With the pictures left out, copy the listing below exactly.
------------------------------
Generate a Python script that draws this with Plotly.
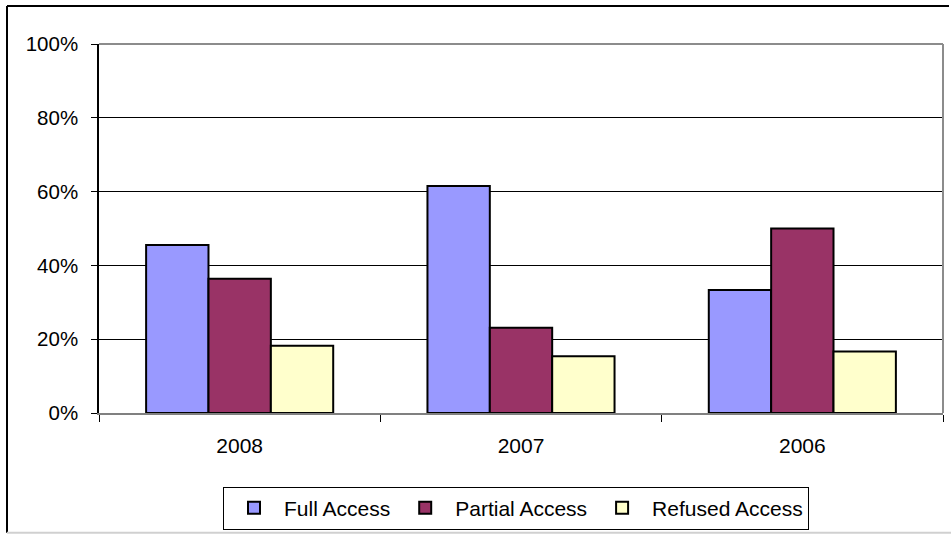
import plotly.graph_objects as go

categories = ["2008", "2007", "2006"]
full_access = [45.5, 61.5, 33.3]
partial_access = [36.4, 23.1, 50.0]
refused_access = [18.2, 15.4, 16.7]
series_names = ["Full Access", "Partial Access", "Refused Access"]
series_colors = ["#9999FF", "#993366", "#FFFFCC"]
y_ticks = [0, 20, 40, 60, 80, 100]

fig = go.Figure()
for name, vals, col in zip(series_names, [full_access, partial_access, refused_access], series_colors):
    fig.add_trace(go.Bar(
        x=categories, y=vals, name=name,
        marker=dict(color=col, line=dict(color="black", width=2)),
    ))

# pixel -> paper helpers (plot area 99..943 x, 44..414 y)
L, R, T, B = 99, 943, 44, 414
def px(x):
    return (x - L) / (R - L)
def py(y):
    return (B - y) / (B - T)

shapes = [
    dict(type="line", xref="paper", yref="paper", x0=0, x1=1, y0=1, y1=1,
         line=dict(color="#8c8c8c", width=2)),
    dict(type="line", xref="paper", yref="paper", x0=1, x1=1, y0=0, y1=1,
         line=dict(color="#8c8c8c", width=2)),
    dict(type="line", xref="paper", yref="paper", x0=px(7), x1=px(949), y0=py(6), y1=py(6),
         line=dict(color="black", width=2)),
    dict(type="line", xref="paper", yref="paper", x0=px(7), x1=px(7), y0=py(6), y1=py(534),
         line=dict(color="black", width=2)),
    dict(type="line", xref="paper", yref="paper", x0=px(7), x1=px(951), y0=py(534), y1=py(534),
         line=dict(color="#d0d0d0", width=2)),
]

fig.update_layout(
    width=951, height=536,
    margin=dict(l=L, r=951 - R, t=T, b=536 - B, pad=0),
    paper_bgcolor="white", plot_bgcolor="white",
    font=dict(family="Liberation Sans, Arial, sans-serif", size=20, color="black"),
    barmode="group", bargap=0.335, bargroupgap=0,
    showlegend=True,
    legend=dict(
        orientation="h", xanchor="center", x=px(516), yanchor="middle", y=py(508),
        bordercolor="black", borderwidth=1, bgcolor="white",
        font=dict(size=21), itemwidth=50, traceorder="normal",
    ),
    shapes=shapes,
)

fig.update_xaxes(
    type="category", showline=True, linecolor="#808080", linewidth=2,
    ticks="outside", tickson="boundaries", ticklen=7, tickcolor="black", tickwidth=1,
    ticklabelstandoff=13, showgrid=False, fixedrange=True, tickfont=dict(size=21),
)
fig.update_yaxes(
    range=[0, 100], tickvals=y_ticks, ticktext=[f"{v}%" for v in y_ticks],
    showline=True, linecolor="black", linewidth=1.5,
    ticks="outside", ticklen=6, tickcolor="black", tickwidth=1,
    ticklabelstandoff=9, tickfont=dict(size=20.5),
    showgrid=True, gridcolor="black", gridwidth=1, zeroline=False, fixedrange=True,
)

fig.write_html("out.html")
------------------------------
Exercise answer:
Generate a Python script that draws this with Plotly.
import plotly.graph_objects as go

categories = ["2008", "2007", "2006"]
full_access = [45.5, 61.5, 33.3]
partial_access = [36.4, 23.1, 50.0]
refused_access = [18.2, 15.4, 16.7]
series_names = ["Full Access", "Partial Access", "Refused Access"]
series_colors = ["#9999FF", "#993366", "#FFFFCC"]
y_ticks = [0, 20, 40, 60, 80, 100]

fig = go.Figure()
for name, vals, col in zip(series_names, [full_access, partial_access, refused_access], series_colors):
    fig.add_trace(go.Bar(
        x=categories, y=vals, name=name,
        marker=dict(color=col, line=dict(color="black", width=2)),
    ))

# pixel -> paper helpers (plot area 99..943 x, 44..414 y)
L, R, T, B = 99, 943, 44, 414
def px(x):
    return (x - L) / (R - L)
def py(y):
    return (B - y) / (B - T)

shapes = [
    dict(type="line", xref="paper", yref="paper", x0=0, x1=1, y0=1, y1=1,
         line=dict(color="#8c8c8c", width=2)),
    dict(type="line", xref="paper", yref="paper", x0=1, x1=1, y0=0, y1=1,
         line=dict(color="#8c8c8c", width=2)),
    dict(type="line", xref="paper", yref="paper", x0=px(7), x1=px(949), y0=py(6), y1=py(6),
         line=dict(color="black", width=2)),
    dict(type="line", xref="paper", yref="paper", x0=px(7), x1=px(7), y0=py(6), y1=py(534),
         line=dict(color="black", width=2)),
    dict(type="line", xref="paper", yref="paper", x0=px(7), x1=px(951), y0=py(534), y1=py(534),
         line=dict(color="#d0d0d0", width=2)),
]

fig.update_layout(
    width=951, height=536,
    margin=dict(l=L, r=951 - R, t=T, b=536 - B, pad=0),
    paper_bgcolor="white", plot_bgcolor="white",
    font=dict(family="Liberation Sans, Arial, sans-serif", size=20, color="black"),
    barmode="group", bargap=0.335, bargroupgap=0,
    showlegend=True,
    legend=dict(
        orientation="h", xanchor="center", x=px(516), yanchor="middle", y=py(508),
        bordercolor="black", borderwidth=1, bgcolor="white",
        font=dict(size=21), itemwidth=50, traceorder="normal",
    ),
    shapes=shapes,
)

fig.update_xaxes(
    type="category", showline=True, linecolor="#808080", linewidth=2,
    ticks="outside", tickson="boundaries", ticklen=7, tickcolor="black", tickwidth=1,
    ticklabelstandoff=13, showgrid=False, fixedrange=True, tickfont=dict(size=21),
)
fig.update_yaxes(
    range=[0, 100], tickvals=y_ticks, ticktext=[f"{v}%" for v in y_ticks],
    showline=True, linecolor="black", linewidth=1.5,
    ticks="outside", ticklen=6, tickcolor="black", tickwidth=1,
    ticklabelstandoff=9, tickfont=dict(size=20.5),
    showgrid=True, gridcolor="black", gridwidth=1, zeroline=False, fixedrange=True,
)

fig.write_html("out.html")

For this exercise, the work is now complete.